Mandarin macarons! With a recipe!

Ever since we had hot chocolate at Angelique in Paris, Jeff and I have said that the best
possible macaron is mandarin. That's because we ordered a small plate of macarons to have with our hot chocolate. One of them was mandarin, and it was the most delicious thing imaginable.

So today's macarons were made with a recipe adapted from Pierre Herme (the one I got given at my cooking class at La Cuisine).

Want the recipe? I'll write it down so I can remember what I did too.

Mandarin Macarons
Ingredients
Whites of three egg whites (this made 90g of egg white for me)
120g almond meal
120g icing sugar
120g sugar
30g water
3 mandarins
Orange food colour (gel style)
100g white chocolate
Just under 100ml cream

Method
Zest and juice all the mandarins.

Heat the strained juice slowly and reduce to about a tablespoonful of liquid awesomeness.

Top up the juice with cream, to make 100ml. Heat til bubbling. Pour over the finely chopped chocolate. Stir until it turns into the best ganache ever.

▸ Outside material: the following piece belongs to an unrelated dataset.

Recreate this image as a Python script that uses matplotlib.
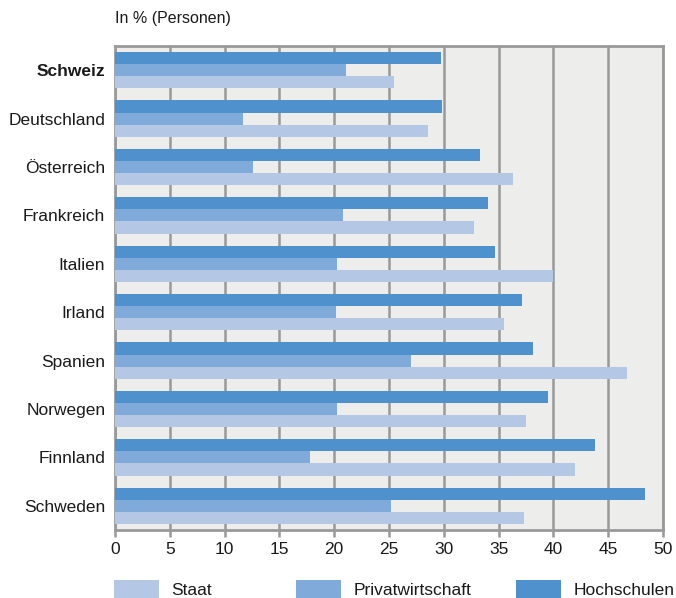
import matplotlib
matplotlib.use("Agg")
import matplotlib.pyplot as plt
from matplotlib.patches import Patch
import numpy as np

plt.rcParams['font.family'] = ['Liberation Sans Narrow', 'Liberation Sans', 'DejaVu Sans']

countries = ["Schweiz", "Deutschland", "Österreich", "Frankreich", "Italien",
             "Irland", "Spanien", "Norwegen", "Finnland", "Schweden"]
hochschulen = [29.7, 29.8, 33.3, 34.0, 34.7, 37.1, 38.1, 39.5, 43.8, 48.4]
privatwirtschaft = [21.1, 11.7, 12.6, 20.8, 20.3, 20.2, 27.0, 20.3, 17.8, 25.2]
staat = [25.5, 28.6, 36.3, 32.8, 40.0, 35.5, 46.7, 37.5, 42.0, 37.3]
xticks = list(range(0, 55, 5))

c_hoch = "#4f91cd"
c_priv = "#7faad9"
c_staat = "#b4c8e6"
frame = "#999999"

fig = plt.figure(figsize=(6.76, 5.98), dpi=100)
W, H = 676, 598
ax = fig.add_axes([115 / W, 1 - 530 / H, (663 - 115) / W, (530 - 46) / H])
ax.set_facecolor("#ededeb")

y = np.arange(len(countries))
h = 0.25
ax.barh(y - h, hochschulen, height=h, color=c_hoch, zorder=3)
ax.barh(y, privatwirtschaft, height=h, color=c_priv, zorder=3)
ax.barh(y + h, staat, height=h, color=c_staat, zorder=3)

ax.set_xlim(0, 50)
ax.set_ylim(len(countries) - 0.5, -0.5)
ax.set_xticks(xticks)
ax.set_xticklabels([str(v) for v in xticks], fontsize=12.5, color="#1a1a1a")
ax.tick_params(axis="x", length=5, width=1.8, color=frame, pad=4)
ax.set_yticks(y)
ax.set_yticklabels(countries, fontsize=12.5, color="#1a1a1a")
ax.get_yticklabels()[0].set_fontweight("bold")
ax.tick_params(axis="y", length=0, pad=7)

ax.grid(axis="x", color=frame, linewidth=1.8, zorder=1)
ax.set_axisbelow(True)
for s in ax.spines.values():
    s.set_color(frame)
    s.set_linewidth(2)

fig.text(115 / W, 1 - 19 / H, "In % (Personen)", fontsize=11.5, color="#1a1a1a",
         ha="left", va="center")

# Legend entries placed separately along the bottom
entries = [("Staat", c_staat, 114), ("Privatwirtschaft", c_priv, 296),
           ("Hochschulen", c_hoch, 516)]
for label, col, xpx in entries:
    leg = fig.legend(handles=[Patch(facecolor=col, edgecolor="none", label=label)],
                     loc="center left", bbox_to_anchor=(xpx / W, 1 - 589 / H),
                     frameon=False, fontsize=12.5, handlelength=2.6,
                     handleheight=1.2, handletextpad=0.7, borderpad=0,
                     borderaxespad=0)
    for t in leg.get_texts():
        t.set_color("#1a1a1a")

fig.savefig("out.png", dpi=100)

Sift together the almond, icing sugar and zest. I'm assuming you have fine zest. If it doesn't like going through the sifter, stir it in instead.

Put some gel food colour and HALF the egg white into the almond mix. Stir it all up.

Beat the other half of the egg whites ntil it forms soft peaks. Meanwhile, heat the water and sugar without stirring. Bring it up to 118C. Trickle the hot syrup onto the still-being-beaten egg whites. Keep beating until the mix is about 50C.

Mix the meringue (you can call it Italian meringue now) into the almond mix, starting with a little bit at a time. Be thorough each time you add more. Keep stirring until it reaches some mysterious stage I've never been able to recognise. I just stir a bit.

Pipe out little circles, about the size of a macaron, onto trays with baking paper. Leave some room between them - no so much for spreading, but more for easy handling.

Ignore them for a while. They need to dry on their tops a bit.

Preheat the oven. I went for 160C, static baking (ie no fan), but when I checked the thermometer in the oven it was way hotter, so I turned it right down to 120C. I baked for 11 minutes at that temperature, one tray at a time, and basically, it should have been a bit hotter. Some came out great, some were too wet inside, and it shows. The ones in the photo are the great ones!

Cool them right down, and fill with ganache.

Leave for 24 hours in a sealed container in the fridge. Before eating time, get them back to room temperature.

At this stage we are unlikely to do all of the last step.